Work to complete → Quote all of the data exactly as given. Skip every picture it contains.

--- start of Information provided ---

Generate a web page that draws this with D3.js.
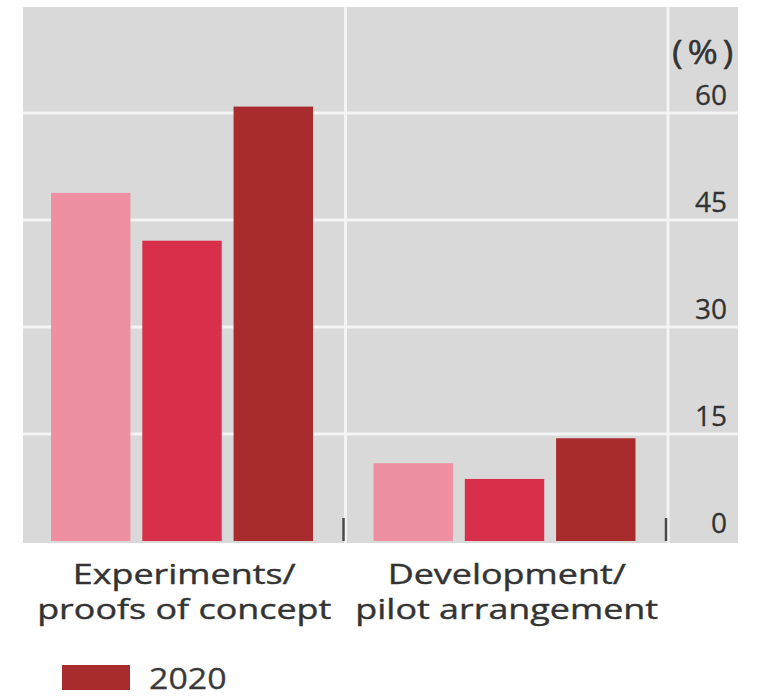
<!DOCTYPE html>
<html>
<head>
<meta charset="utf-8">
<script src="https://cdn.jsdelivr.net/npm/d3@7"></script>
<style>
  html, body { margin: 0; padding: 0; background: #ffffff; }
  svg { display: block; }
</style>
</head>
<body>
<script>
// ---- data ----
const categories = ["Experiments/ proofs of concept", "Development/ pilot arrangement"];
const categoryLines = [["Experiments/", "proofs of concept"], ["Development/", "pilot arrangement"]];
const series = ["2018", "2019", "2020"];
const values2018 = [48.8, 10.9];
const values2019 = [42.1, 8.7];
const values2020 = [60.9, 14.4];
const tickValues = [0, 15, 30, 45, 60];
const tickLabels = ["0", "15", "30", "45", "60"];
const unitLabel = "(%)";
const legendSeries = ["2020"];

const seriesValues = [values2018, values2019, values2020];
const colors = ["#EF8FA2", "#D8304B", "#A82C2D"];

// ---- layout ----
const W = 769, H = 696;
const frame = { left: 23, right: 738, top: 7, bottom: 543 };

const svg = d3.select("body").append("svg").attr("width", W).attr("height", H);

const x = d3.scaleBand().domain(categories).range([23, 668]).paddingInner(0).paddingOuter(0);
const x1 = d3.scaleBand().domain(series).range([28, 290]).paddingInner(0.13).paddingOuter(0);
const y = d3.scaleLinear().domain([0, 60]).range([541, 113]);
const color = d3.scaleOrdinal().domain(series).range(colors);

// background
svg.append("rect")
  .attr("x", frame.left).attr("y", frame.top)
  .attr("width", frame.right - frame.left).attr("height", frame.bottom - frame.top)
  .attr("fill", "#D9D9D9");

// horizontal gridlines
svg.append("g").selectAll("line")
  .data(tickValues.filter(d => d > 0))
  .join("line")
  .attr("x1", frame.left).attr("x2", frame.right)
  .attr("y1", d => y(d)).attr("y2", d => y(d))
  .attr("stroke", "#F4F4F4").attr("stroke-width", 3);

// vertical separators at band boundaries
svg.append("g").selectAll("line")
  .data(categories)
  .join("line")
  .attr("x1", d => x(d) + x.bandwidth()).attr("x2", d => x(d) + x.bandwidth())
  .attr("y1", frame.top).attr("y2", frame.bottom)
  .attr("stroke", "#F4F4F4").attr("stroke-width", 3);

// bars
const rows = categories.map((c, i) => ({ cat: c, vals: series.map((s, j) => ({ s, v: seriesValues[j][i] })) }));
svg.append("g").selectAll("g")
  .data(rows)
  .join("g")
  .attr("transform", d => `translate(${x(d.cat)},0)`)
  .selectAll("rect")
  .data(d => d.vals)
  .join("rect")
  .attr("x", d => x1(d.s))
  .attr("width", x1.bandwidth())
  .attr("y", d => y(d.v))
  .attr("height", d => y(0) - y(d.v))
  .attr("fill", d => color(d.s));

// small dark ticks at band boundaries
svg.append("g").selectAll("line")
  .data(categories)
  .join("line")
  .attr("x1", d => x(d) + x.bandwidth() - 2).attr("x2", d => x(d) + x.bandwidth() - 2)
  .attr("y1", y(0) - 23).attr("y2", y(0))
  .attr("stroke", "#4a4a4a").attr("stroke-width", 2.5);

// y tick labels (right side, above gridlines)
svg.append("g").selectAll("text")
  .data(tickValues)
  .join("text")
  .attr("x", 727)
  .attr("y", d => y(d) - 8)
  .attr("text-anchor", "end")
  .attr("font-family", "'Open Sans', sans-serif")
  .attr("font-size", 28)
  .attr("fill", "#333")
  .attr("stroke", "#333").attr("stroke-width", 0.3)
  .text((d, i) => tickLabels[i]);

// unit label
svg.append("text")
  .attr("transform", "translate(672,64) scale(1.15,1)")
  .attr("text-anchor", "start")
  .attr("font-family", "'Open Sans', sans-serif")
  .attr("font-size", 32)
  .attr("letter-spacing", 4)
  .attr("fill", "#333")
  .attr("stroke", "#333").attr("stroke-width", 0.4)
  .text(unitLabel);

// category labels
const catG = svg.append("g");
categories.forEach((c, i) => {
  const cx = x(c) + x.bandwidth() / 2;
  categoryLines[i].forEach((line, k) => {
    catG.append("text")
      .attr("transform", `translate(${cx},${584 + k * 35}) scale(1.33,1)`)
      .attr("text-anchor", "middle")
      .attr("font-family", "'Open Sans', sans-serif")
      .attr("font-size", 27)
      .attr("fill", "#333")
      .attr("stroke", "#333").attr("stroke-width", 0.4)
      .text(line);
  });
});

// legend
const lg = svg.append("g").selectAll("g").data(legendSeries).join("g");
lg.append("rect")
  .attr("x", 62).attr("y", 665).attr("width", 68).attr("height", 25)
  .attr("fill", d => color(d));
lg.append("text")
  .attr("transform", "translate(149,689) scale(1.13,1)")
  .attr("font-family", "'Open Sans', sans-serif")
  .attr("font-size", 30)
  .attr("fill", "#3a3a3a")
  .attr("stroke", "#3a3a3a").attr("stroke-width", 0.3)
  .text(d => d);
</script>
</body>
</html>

--- end of Information provided ---

Exercise result →
Generate a web page that draws this with D3.js.
<!DOCTYPE html>
<html>
<head>
<meta charset="utf-8">
<script src="https://cdn.jsdelivr.net/npm/d3@7"></script>
<style>
  html, body { margin: 0; padding: 0; background: #ffffff; }
  svg { display: block; }
</style>
</head>
<body>
<script>
// ---- data ----
const categories = ["Experiments/ proofs of concept", "Development/ pilot arrangement"];
const categoryLines = [["Experiments/", "proofs of concept"], ["Development/", "pilot arrangement"]];
const series = ["2018", "2019", "2020"];
const values2018 = [48.8, 10.9];
const values2019 = [42.1, 8.7];
const values2020 = [60.9, 14.4];
const tickValues = [0, 15, 30, 45, 60];
const tickLabels = ["0", "15", "30", "45", "60"];
const unitLabel = "(%)";
const legendSeries = ["2020"];

const seriesValues = [values2018, values2019, values2020];
const colors = ["#EF8FA2", "#D8304B", "#A82C2D"];

// ---- layout ----
const W = 769, H = 696;
const frame = { left: 23, right: 738, top: 7, bottom: 543 };

const svg = d3.select("body").append("svg").attr("width", W).attr("height", H);

const x = d3.scaleBand().domain(categories).range([23, 668]).paddingInner(0).paddingOuter(0);
const x1 = d3.scaleBand().domain(series).range([28, 290]).paddingInner(0.13).paddingOuter(0);
const y = d3.scaleLinear().domain([0, 60]).range([541, 113]);
const color = d3.scaleOrdinal().domain(series).range(colors);

// background
svg.append("rect")
  .attr("x", frame.left).attr("y", frame.top)
  .attr("width", frame.right - frame.left).attr("height", frame.bottom - frame.top)
  .attr("fill", "#D9D9D9");

// horizontal gridlines
svg.append("g").selectAll("line")
  .data(tickValues.filter(d => d > 0))
  .join("line")
  .attr("x1", frame.left).attr("x2", frame.right)
  .attr("y1", d => y(d)).attr("y2", d => y(d))
  .attr("stroke", "#F4F4F4").attr("stroke-width", 3);

// vertical separators at band boundaries
svg.append("g").selectAll("line")
  .data(categories)
  .join("line")
  .attr("x1", d => x(d) + x.bandwidth()).attr("x2", d => x(d) + x.bandwidth())
  .attr("y1", frame.top).attr("y2", frame.bottom)
  .attr("stroke", "#F4F4F4").attr("stroke-width", 3);

// bars
const rows = categories.map((c, i) => ({ cat: c, vals: series.map((s, j) => ({ s, v: seriesValues[j][i] })) }));
svg.append("g").selectAll("g")
  .data(rows)
  .join("g")
  .attr("transform", d => `translate(${x(d.cat)},0)`)
  .selectAll("rect")
  .data(d => d.vals)
  .join("rect")
  .attr("x", d => x1(d.s))
  .attr("width", x1.bandwidth())
  .attr("y", d => y(d.v))
  .attr("height", d => y(0) - y(d.v))
  .attr("fill", d => color(d.s));

// small dark ticks at band boundaries
svg.append("g").selectAll("line")
  .data(categories)
  .join("line")
  .attr("x1", d => x(d) + x.bandwidth() - 2).attr("x2", d => x(d) + x.bandwidth() - 2)
  .attr("y1", y(0) - 23).attr("y2", y(0))
  .attr("stroke", "#4a4a4a").attr("stroke-width", 2.5);

// y tick labels (right side, above gridlines)
svg.append("g").selectAll("text")
  .data(tickValues)
  .join("text")
  .attr("x", 727)
  .attr("y", d => y(d) - 8)
  .attr("text-anchor", "end")
  .attr("font-family", "'Open Sans', sans-serif")
  .attr("font-size", 28)
  .attr("fill", "#333")
  .attr("stroke", "#333").attr("stroke-width", 0.3)
  .text((d, i) => tickLabels[i]);

// unit label
svg.append("text")
  .attr("transform", "translate(672,64) scale(1.15,1)")
  .attr("text-anchor", "start")
  .attr("font-family", "'Open Sans', sans-serif")
  .attr("font-size", 32)
  .attr("letter-spacing", 4)
  .attr("fill", "#333")
  .attr("stroke", "#333").attr("stroke-width", 0.4)
  .text(unitLabel);

// category labels
const catG = svg.append("g");
categories.forEach((c, i) => {
  const cx = x(c) + x.bandwidth() / 2;
  categoryLines[i].forEach((line, k) => {
    catG.append("text")
      .attr("transform", `translate(${cx},${584 + k * 35}) scale(1.33,1)`)
      .attr("text-anchor", "middle")
      .attr("font-family", "'Open Sans', sans-serif")
      .attr("font-size", 27)
      .attr("fill", "#333")
      .attr("stroke", "#333").attr("stroke-width", 0.4)
      .text(line);
  });
});

// legend
const lg = svg.append("g").selectAll("g").data(legendSeries).join("g");
lg.append("rect")
  .attr("x", 62).attr("y", 665).attr("width", 68).attr("height", 25)
  .attr("fill", d => color(d));
lg.append("text")
  .attr("transform", "translate(149,689) scale(1.13,1)")
  .attr("font-family", "'Open Sans', sans-serif")
  .attr("font-size", 30)
  .attr("fill", "#3a3a3a")
  .attr("stroke", "#3a3a3a").attr("stroke-width", 0.3)
  .text(d => d);
</script>
</body>
</html>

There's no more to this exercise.